Pour le casting c'est plutôt bon même si au final la moitié du casting ne sert à rien, Charlize Theron fait le strict minimum et ne s'impose que par son charme, au final son personnage n'est que témoin des événements et pas acteur ce qui fait qu'elle reste détaché du récit et se montre inutile tout comme Nicholas Hoult qui ne sert strictement à rien, déjà il joue pas spécialement bien, en faite il a tellement peu à faire qu'il ne joue pas, il fait acte de présence à quelques scènes et c'est tout. Seul Corey Stoll dans la partie présent à un intérêt et l'acteur joue son personnage avec justesse. Sinon pour les personnages du passé ce sera plus intéressant d'ailleurs la promo du film aurait du se faire sur eux car au final ils ont bien plus de présence et de développement que Charlize Theron.

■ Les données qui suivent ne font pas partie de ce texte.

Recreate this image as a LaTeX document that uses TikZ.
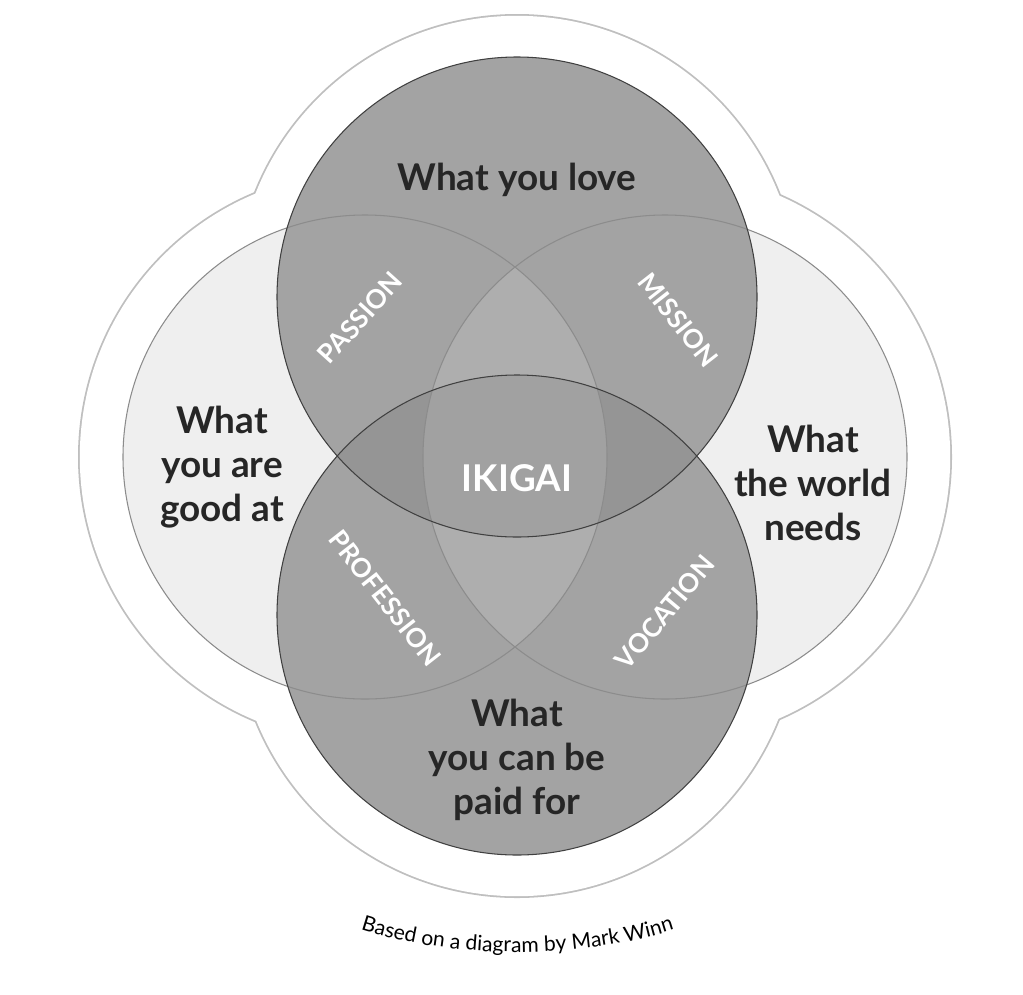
\documentclass[tikz,border=0pt]{standalone}
\usepackage{fontspec}
\setmainfont{Lato}
\usetikzlibrary{decorations.text}
\begin{document}
\begin{tikzpicture}[x=0.02cm,y=-0.02cm,
  big/.style={font=\bfseries\fontsize{21}{25}\selectfont, text=black!85, align=center},
  sub/.style={font=\bfseries\fontsize{15}{18}\selectfont, text=white},
  ring/.style={draw=black!75, line width=0.6pt}]
\useasboundingbox (0,0) rectangle (1023,994);
% outer flower
\foreach \c/\r in {{(517,297)}/283,{(517,615)}/283,{(365,457)}/287,{(665,457)}/287}
  \fill[black!25] \c circle (\r);
\foreach \c/\r in {{(517,297)}/283,{(517,615)}/283,{(365,457)}/287,{(665,457)}/287}
  \fill[white] \c circle (\r-1.8);
% side circles base
\fill[black!7] (365,457) circle (242);
\fill[black!7] (665,457) circle (242);
% top/bottom
\fill[black, fill opacity=0.36] (517,297) circle (240);
\fill[black, fill opacity=0.36] (517,615) circle (240);
\begin{scope}
  \clip (517,297) circle (240);
  \fill[white, fill opacity=0.25] (517,615) circle (240);
\end{scope}
\fill[white, fill opacity=0.12] (365,457) circle (242);
\fill[white, fill opacity=0.12] (665,457) circle (242);
\draw[ring, draw=black!45] (365,457) circle (242);
\draw[ring, draw=black!45] (665,457) circle (242);
\draw[ring] (517,297) circle (240);
\draw[ring] (517,615) circle (240);
% labels
\node[big] (love) at (517,180) {What you love};
\node[big] (good) at (222,467) {What\\you are\\good at};
\node[big] (world) at (813,483) {What\\the world\\needs};
\node[big] (paid) at (517,760) {What\\you can be\\paid for};
\node[font=\bfseries\fontsize{21}{25}\selectfont, text=white] (ik) at (517,478) {IKIGAI};
\node[sub, rotate=48] (pa) at (360,318) {PASSION};
\node[sub, rotate=-52] (mi) at (678,320) {MISSION};
\node[sub, rotate=-52] (pr) at (385,598) {PROFESSION};
\node[sub, rotate=50] (vo) at (665,612) {VOCATION};
\path[decorate, decoration={text along path, text align=center,
  text={|\fontsize{12}{14}\selectfont|Based on a diagram by Mark Winn}}]
  (340,922) .. controls (440,962) and (595,962) .. (695,922);
\end{tikzpicture}
\end{document}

Même si Chloë Grace Moretz joue un peu le même archétype de personnage dont elle à l'habitude et qu'elle ne renouvelle pas sa prestation, elle reste doué dans ce registre. Par contre Christina Hendricks et Tye Sheridan sont ceux qui tiennent vraiment le film sur leurs épaules, elle se montre touchante en mère désespéré au destin tragique trouvant une belle justesse de jeu pleine d’intériorisation et de grâce et lui change quelques peu de registre dans un rôle de laisser pour compte s'enfermant dans le satanisme. Il offre une prestation inspirée et intériorisée où on peut ressentir ses doutes et sa colère mais aussi sa bonté grâce à une vraie force du regard, il confirme qu'il est vraiment un très bon acteur et un des plus intéressant de sa génération.
Pour ce qui est de la réalisation la photographie est plutôt bonne, le montage maîtrisé avec des Flash-backs bien placé et les musiques sont discrètes et ne servent qu'à accompagner le film, pas le magnifier. Sinon la mise en scène de Gilles Paquet-Brenner s'inspire de Fincher et de Villeneuve principalement mais elle n'en a pas la force ou l'ingéniosité. L'ensemble se révèle propre et maîtrisé mais c'est aussi assez fade surtout que parfois il use de choix esthétiques assez douteux comme cette intro en vue subjective et en noir et blanc qui d'un point de vue formel ne se justifie pas et dénote avec le reste du film étant au final un choix très gratuit ayant pour seul but de faire de l'esbroufe.
En conclusion Dark Places est un film moyen, l'intrigue se suit mais ne passionne pas, les personnages n'ont que très peu d'intérêt mais l'ensemble se montre efficace. On est loin des meilleurs films du genre et celui-ci fini par être insignifiant, un film pas assez honteux pour que l'on considère comme mauvais mais pas assez exaltant pour qu'il soit bon. Juste un divertissement du samedi soir comme un autre qui finit par être oublié aussitôt il a été vu.